Wednesday, February 17, 2010

The Restaurant of Many Orders

I recently had to read an old fairy tale for an advanced Japanese level class that I am taking here at IUS, and I found the moral of the story to be very interesting and unique. It did remind me of some of the fairy tales that I had read as a child, but this one still has a very distinct theme, in which was presented to me in a manner that I had not experienced before. This will now explain the story behind the old Japanese fairy tale The Restaurant of Many Orders, and of the theme embedded within the story.
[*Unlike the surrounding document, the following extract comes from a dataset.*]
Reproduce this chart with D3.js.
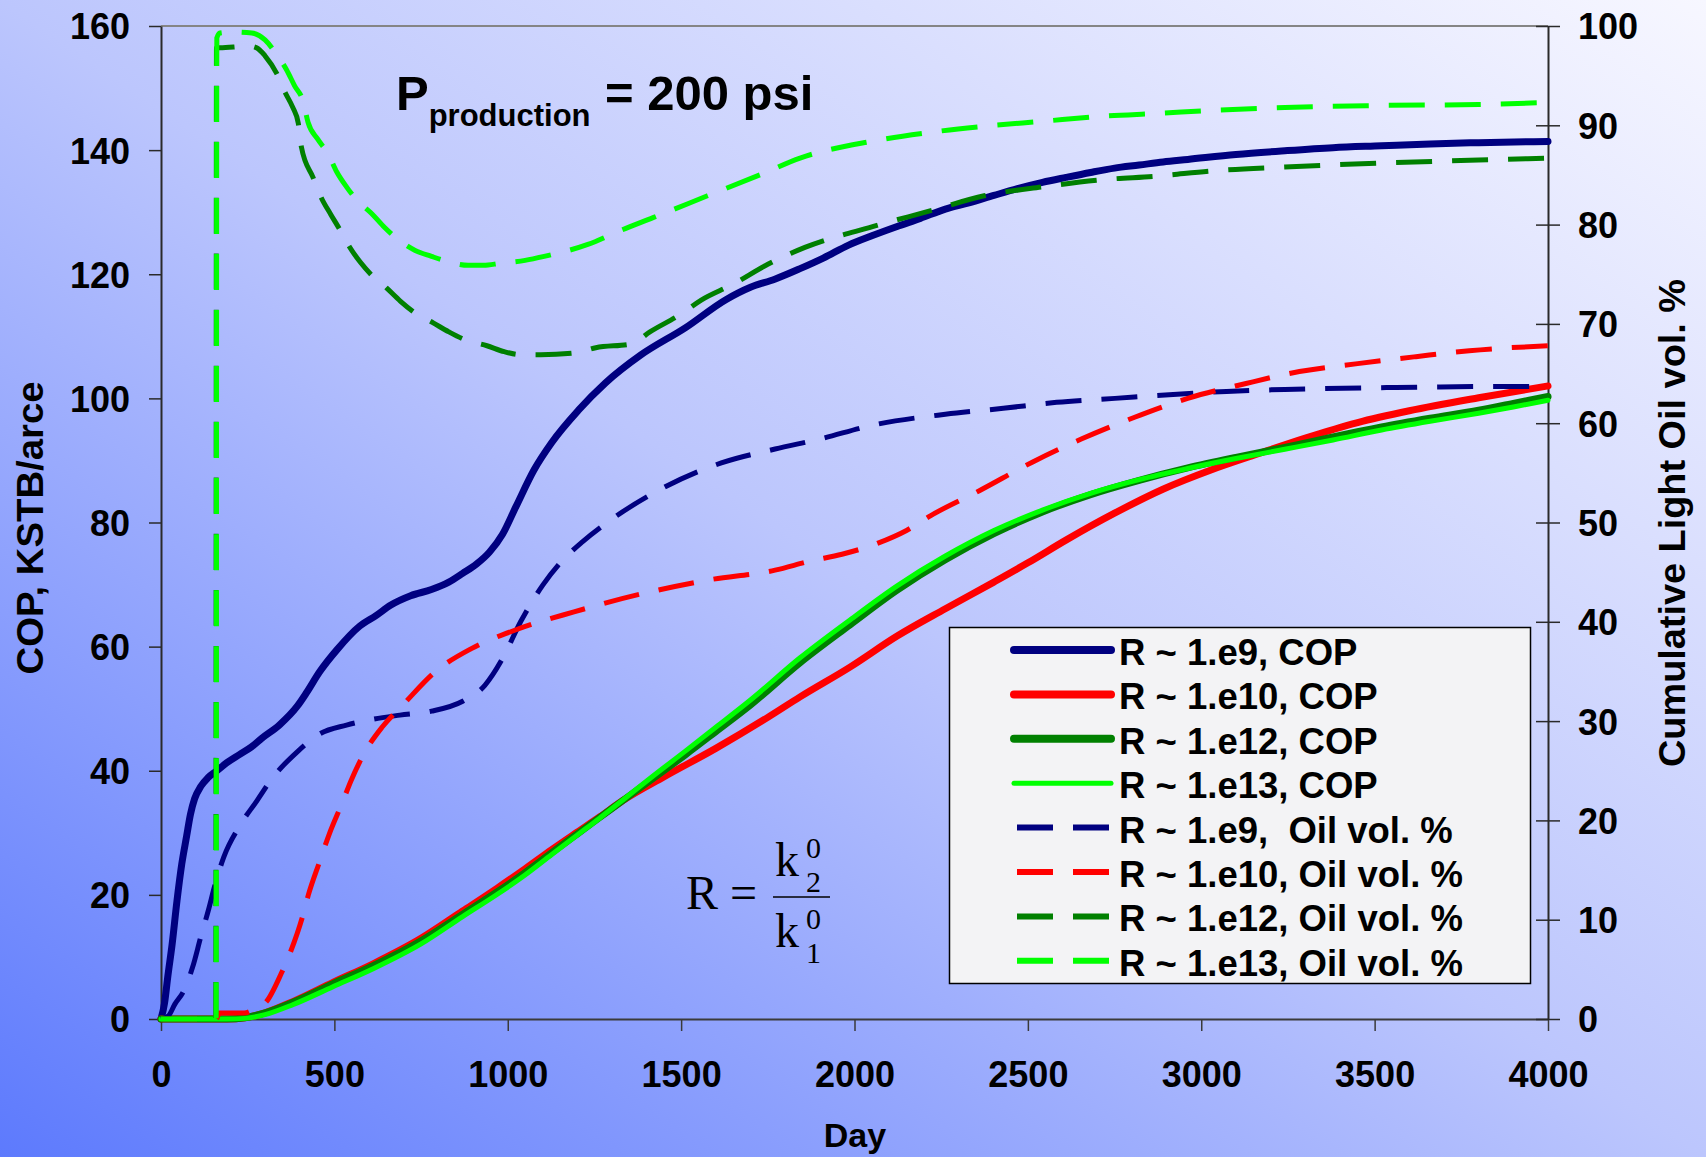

The story starts off with two men that are being guided around the country side by a tour guide. The men are also occupied by their two dogs, and later become seperated from them and the tour guide. Hungry, the men start to panic and become lost. They later come across a restaurant in the middle of the forest. They think that it is really odd that a restaurant would be in the middle of the forest, but they still decide to enter. They are drawn in by a sign that mentions that they can eat for free, that they can even eat as much as they like. The men then decide to go inside the restaurant, and are later engaged by many odd signs inside the restaurant. These signs are posted on doors, and usually ask them to remove items such as their weapons and clothes. The men believe that this is because the restaurant hosts men of high status, and that this is a simply a security measure. Ultimately, they obey the signs, and the sign requests become stranger and stranger, with one sign even asking them to put butter all over their bodies. Later they discover that they are to be eaten by a giant cat, but their dogs come in at the last second and scare the cat away.

What one learns from this simple, yet unique fairy tale, is that if something is to good to be true, then maybe it really is too good to be true.